▶ **Prompt**: Reproduce exactly the section that begins at the line containing "Convert this chart to matplotlib code." and ends at the line containing "1269, 1287, 1287]", both lines included; omit all other lines.
— BEGIN Available records —
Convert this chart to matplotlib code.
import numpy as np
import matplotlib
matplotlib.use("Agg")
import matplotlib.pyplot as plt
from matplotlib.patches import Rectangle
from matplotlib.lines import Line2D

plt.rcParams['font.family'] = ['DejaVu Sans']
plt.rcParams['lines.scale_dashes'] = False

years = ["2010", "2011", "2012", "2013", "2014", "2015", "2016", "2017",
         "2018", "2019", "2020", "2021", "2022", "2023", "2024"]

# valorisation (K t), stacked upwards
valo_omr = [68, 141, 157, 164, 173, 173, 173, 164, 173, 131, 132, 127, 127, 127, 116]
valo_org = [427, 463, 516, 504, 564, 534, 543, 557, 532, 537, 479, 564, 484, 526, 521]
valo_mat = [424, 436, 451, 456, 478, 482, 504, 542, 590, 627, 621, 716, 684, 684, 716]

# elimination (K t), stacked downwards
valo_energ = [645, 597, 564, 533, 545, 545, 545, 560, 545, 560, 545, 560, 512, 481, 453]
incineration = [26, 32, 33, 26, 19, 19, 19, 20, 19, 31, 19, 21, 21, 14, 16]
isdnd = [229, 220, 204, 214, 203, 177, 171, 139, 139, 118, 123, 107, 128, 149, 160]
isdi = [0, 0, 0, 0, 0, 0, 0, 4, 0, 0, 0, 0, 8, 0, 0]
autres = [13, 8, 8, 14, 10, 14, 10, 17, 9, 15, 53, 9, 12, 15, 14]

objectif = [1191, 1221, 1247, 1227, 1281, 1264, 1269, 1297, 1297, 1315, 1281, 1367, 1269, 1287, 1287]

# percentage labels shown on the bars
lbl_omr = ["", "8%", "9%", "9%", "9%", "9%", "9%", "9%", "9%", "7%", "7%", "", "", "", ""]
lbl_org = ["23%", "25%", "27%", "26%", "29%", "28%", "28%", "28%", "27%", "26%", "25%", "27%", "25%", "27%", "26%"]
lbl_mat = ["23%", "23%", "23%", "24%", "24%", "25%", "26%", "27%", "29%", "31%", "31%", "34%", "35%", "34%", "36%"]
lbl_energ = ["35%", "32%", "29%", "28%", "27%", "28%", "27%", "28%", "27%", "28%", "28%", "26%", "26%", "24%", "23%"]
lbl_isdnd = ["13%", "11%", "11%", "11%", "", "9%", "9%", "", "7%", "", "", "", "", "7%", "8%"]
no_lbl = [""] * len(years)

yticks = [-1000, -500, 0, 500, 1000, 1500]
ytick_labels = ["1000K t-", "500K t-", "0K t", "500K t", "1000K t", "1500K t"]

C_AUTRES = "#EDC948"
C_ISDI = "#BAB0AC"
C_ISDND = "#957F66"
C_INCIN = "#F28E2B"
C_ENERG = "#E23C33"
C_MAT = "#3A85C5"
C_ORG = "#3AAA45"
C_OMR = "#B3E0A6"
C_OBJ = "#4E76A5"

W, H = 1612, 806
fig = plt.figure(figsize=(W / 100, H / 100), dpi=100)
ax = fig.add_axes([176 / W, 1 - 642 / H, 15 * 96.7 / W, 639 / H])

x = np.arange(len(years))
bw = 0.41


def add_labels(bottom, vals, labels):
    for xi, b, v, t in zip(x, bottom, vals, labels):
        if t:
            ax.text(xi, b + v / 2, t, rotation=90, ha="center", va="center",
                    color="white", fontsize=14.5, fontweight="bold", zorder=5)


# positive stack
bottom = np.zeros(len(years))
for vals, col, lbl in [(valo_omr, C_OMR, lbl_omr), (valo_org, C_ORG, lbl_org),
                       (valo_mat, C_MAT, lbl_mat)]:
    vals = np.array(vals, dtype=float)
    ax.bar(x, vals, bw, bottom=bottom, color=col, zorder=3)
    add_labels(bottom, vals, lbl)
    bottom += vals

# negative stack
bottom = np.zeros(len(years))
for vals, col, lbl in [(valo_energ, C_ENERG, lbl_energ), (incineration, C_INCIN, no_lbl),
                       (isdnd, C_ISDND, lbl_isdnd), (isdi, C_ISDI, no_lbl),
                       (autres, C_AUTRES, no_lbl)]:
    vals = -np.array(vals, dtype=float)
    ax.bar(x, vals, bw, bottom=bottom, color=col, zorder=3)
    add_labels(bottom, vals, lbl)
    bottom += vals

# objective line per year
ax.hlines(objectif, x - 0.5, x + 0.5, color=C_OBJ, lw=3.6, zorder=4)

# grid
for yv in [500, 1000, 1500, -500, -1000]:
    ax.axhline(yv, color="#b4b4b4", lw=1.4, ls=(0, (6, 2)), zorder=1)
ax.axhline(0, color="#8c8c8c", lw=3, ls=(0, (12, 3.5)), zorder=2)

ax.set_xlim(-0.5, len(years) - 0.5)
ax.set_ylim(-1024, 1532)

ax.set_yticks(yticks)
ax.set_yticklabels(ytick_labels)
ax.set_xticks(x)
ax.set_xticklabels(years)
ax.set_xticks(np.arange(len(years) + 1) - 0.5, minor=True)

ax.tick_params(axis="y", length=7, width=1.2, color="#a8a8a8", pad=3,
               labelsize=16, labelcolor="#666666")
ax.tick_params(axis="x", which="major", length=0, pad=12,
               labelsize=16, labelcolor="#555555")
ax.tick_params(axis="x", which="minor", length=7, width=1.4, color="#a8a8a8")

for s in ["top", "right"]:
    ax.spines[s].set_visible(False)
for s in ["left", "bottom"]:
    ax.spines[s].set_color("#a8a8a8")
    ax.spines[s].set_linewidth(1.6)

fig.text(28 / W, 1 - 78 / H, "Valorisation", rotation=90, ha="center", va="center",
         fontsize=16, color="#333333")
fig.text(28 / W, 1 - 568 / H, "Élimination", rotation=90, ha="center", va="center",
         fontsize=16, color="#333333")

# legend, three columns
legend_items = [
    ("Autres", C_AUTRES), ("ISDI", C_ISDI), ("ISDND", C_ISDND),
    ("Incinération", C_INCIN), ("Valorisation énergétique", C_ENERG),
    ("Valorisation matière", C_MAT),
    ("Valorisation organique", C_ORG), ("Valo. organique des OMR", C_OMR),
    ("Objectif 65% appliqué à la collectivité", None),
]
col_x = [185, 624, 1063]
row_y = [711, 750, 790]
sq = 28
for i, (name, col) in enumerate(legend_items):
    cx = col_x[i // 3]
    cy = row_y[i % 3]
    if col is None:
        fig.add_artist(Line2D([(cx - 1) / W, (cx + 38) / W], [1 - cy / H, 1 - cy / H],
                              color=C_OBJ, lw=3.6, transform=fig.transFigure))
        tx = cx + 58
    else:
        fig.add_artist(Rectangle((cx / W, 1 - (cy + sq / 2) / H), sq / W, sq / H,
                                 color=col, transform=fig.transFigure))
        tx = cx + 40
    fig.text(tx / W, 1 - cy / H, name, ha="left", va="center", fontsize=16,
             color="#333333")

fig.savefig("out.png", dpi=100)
— END Available records —
— BEGIN Available records —
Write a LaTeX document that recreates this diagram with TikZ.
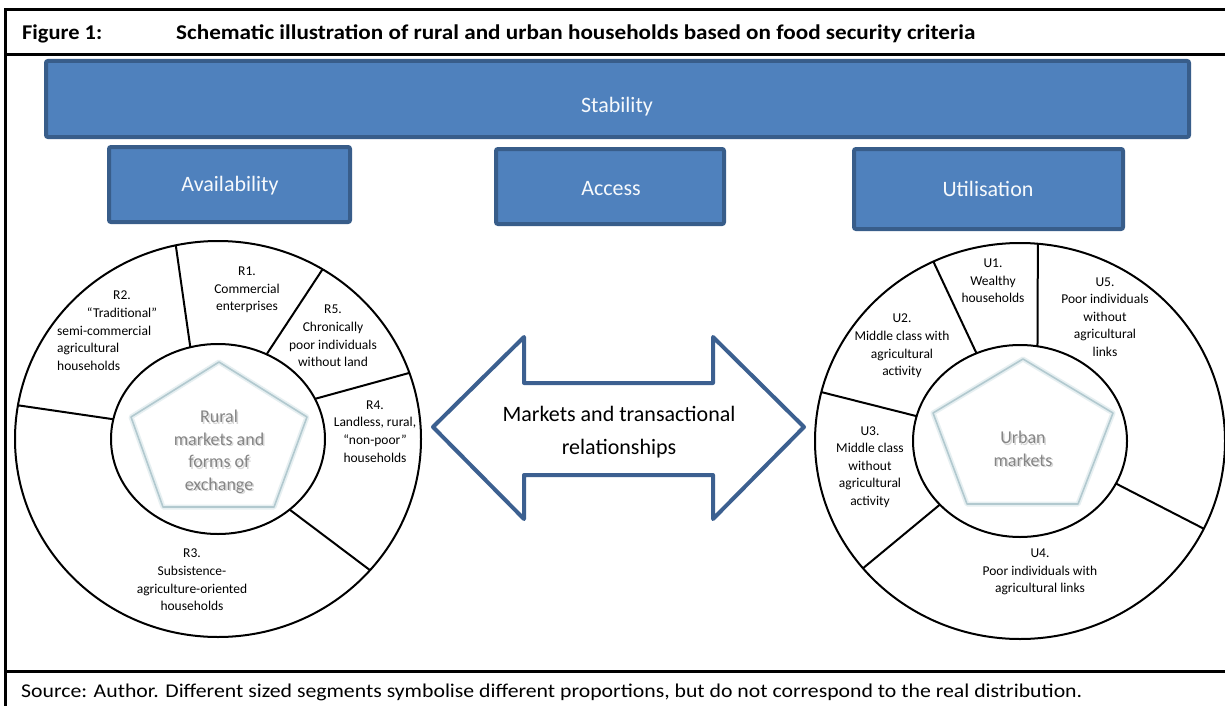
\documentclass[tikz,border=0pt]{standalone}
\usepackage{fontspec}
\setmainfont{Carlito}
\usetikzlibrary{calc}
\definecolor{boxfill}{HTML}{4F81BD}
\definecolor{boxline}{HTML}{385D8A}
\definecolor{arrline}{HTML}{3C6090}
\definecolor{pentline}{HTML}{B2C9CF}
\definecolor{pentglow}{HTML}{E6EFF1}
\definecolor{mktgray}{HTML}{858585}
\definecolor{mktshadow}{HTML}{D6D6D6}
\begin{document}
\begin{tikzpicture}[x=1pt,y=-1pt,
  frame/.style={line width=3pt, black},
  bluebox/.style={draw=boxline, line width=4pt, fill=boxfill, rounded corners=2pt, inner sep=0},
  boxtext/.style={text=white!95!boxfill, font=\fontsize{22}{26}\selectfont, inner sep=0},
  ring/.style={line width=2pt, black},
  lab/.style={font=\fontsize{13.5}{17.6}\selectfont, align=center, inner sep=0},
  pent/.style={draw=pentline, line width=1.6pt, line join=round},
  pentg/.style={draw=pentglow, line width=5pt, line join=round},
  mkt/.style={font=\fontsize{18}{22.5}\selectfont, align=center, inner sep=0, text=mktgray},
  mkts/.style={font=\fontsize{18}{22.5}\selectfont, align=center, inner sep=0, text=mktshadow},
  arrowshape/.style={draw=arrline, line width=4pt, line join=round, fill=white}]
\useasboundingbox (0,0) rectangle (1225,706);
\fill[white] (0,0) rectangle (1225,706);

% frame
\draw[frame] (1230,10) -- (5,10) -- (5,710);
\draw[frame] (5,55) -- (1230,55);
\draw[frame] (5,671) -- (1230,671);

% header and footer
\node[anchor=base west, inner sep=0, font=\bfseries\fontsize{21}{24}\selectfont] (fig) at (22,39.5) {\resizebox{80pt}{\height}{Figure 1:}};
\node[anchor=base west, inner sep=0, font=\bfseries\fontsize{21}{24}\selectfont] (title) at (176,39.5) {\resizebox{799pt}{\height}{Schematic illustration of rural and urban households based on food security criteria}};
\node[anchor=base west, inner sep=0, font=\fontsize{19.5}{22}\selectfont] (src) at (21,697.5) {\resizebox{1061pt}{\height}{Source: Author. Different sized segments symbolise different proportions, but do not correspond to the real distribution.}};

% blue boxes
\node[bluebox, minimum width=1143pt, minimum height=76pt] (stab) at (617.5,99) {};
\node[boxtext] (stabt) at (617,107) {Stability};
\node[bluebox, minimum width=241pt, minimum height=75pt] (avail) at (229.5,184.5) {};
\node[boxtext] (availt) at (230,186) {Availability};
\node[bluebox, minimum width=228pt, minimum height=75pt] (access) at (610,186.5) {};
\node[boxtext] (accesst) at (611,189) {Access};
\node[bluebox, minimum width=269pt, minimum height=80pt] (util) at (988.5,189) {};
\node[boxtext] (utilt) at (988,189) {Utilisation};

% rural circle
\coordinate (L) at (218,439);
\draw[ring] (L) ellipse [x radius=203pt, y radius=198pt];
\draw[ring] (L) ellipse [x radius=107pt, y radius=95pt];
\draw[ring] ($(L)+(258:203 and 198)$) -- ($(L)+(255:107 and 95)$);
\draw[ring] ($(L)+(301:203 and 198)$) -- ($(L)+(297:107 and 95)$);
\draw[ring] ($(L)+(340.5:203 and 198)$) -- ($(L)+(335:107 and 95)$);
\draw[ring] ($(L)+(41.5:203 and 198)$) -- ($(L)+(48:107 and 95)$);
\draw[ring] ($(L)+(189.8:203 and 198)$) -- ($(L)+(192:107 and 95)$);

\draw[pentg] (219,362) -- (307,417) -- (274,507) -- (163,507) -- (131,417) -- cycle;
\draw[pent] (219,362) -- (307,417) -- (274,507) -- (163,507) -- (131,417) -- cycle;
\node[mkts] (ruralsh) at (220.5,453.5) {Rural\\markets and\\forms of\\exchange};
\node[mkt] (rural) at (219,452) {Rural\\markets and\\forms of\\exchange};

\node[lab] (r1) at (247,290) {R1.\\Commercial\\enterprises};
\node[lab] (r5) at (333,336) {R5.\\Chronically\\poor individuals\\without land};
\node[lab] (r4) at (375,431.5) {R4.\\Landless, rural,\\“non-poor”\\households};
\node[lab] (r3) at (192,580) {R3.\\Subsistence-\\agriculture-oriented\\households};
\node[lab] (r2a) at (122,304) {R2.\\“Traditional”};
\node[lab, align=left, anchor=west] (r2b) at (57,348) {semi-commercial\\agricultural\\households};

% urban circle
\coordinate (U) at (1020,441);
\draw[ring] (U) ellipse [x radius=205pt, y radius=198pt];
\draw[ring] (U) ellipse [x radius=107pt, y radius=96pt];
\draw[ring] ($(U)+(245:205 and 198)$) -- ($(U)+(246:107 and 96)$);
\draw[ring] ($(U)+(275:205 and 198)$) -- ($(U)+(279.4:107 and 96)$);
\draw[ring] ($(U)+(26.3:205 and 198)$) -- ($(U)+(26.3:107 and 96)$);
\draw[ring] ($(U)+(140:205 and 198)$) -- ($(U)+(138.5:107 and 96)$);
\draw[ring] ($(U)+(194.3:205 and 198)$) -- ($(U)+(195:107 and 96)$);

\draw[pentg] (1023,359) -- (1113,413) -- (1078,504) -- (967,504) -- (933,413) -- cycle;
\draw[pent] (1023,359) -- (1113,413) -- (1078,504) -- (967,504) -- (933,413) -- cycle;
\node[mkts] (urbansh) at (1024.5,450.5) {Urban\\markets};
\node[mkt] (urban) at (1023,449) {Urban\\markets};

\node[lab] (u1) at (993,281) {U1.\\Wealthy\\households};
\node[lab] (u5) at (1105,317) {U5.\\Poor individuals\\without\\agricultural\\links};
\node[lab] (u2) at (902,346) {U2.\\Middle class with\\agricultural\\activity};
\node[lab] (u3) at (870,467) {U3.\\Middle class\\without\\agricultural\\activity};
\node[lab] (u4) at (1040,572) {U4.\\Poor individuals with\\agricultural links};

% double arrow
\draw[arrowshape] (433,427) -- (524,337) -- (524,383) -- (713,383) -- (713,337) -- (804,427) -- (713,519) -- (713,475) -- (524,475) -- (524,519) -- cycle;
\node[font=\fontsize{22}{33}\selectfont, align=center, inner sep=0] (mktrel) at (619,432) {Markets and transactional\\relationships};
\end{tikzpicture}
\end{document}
— END Available records —
▶ **Result of the exercise**:
Convert this chart to matplotlib code.
import numpy as np
import matplotlib
matplotlib.use("Agg")
import matplotlib.pyplot as plt
from matplotlib.patches import Rectangle
from matplotlib.lines import Line2D

plt.rcParams['font.family'] = ['DejaVu Sans']
plt.rcParams['lines.scale_dashes'] = False

years = ["2010", "2011", "2012", "2013", "2014", "2015", "2016", "2017",
         "2018", "2019", "2020", "2021", "2022", "2023", "2024"]

# valorisation (K t), stacked upwards
valo_omr = [68, 141, 157, 164, 173, 173, 173, 164, 173, 131, 132, 127, 127, 127, 116]
valo_org = [427, 463, 516, 504, 564, 534, 543, 557, 532, 537, 479, 564, 484, 526, 521]
valo_mat = [424, 436, 451, 456, 478, 482, 504, 542, 590, 627, 621, 716, 684, 684, 716]

# elimination (K t), stacked downwards
valo_energ = [645, 597, 564, 533, 545, 545, 545, 560, 545, 560, 545, 560, 512, 481, 453]
incineration = [26, 32, 33, 26, 19, 19, 19, 20, 19, 31, 19, 21, 21, 14, 16]
isdnd = [229, 220, 204, 214, 203, 177, 171, 139, 139, 118, 123, 107, 128, 149, 160]
isdi = [0, 0, 0, 0, 0, 0, 0, 4, 0, 0, 0, 0, 8, 0, 0]
autres = [13, 8, 8, 14, 10, 14, 10, 17, 9, 15, 53, 9, 12, 15, 14]

objectif = [1191, 1221, 1247, 1227, 1281, 1264, 1269, 1297, 1297, 1315, 1281, 1367, 1269, 1287, 1287]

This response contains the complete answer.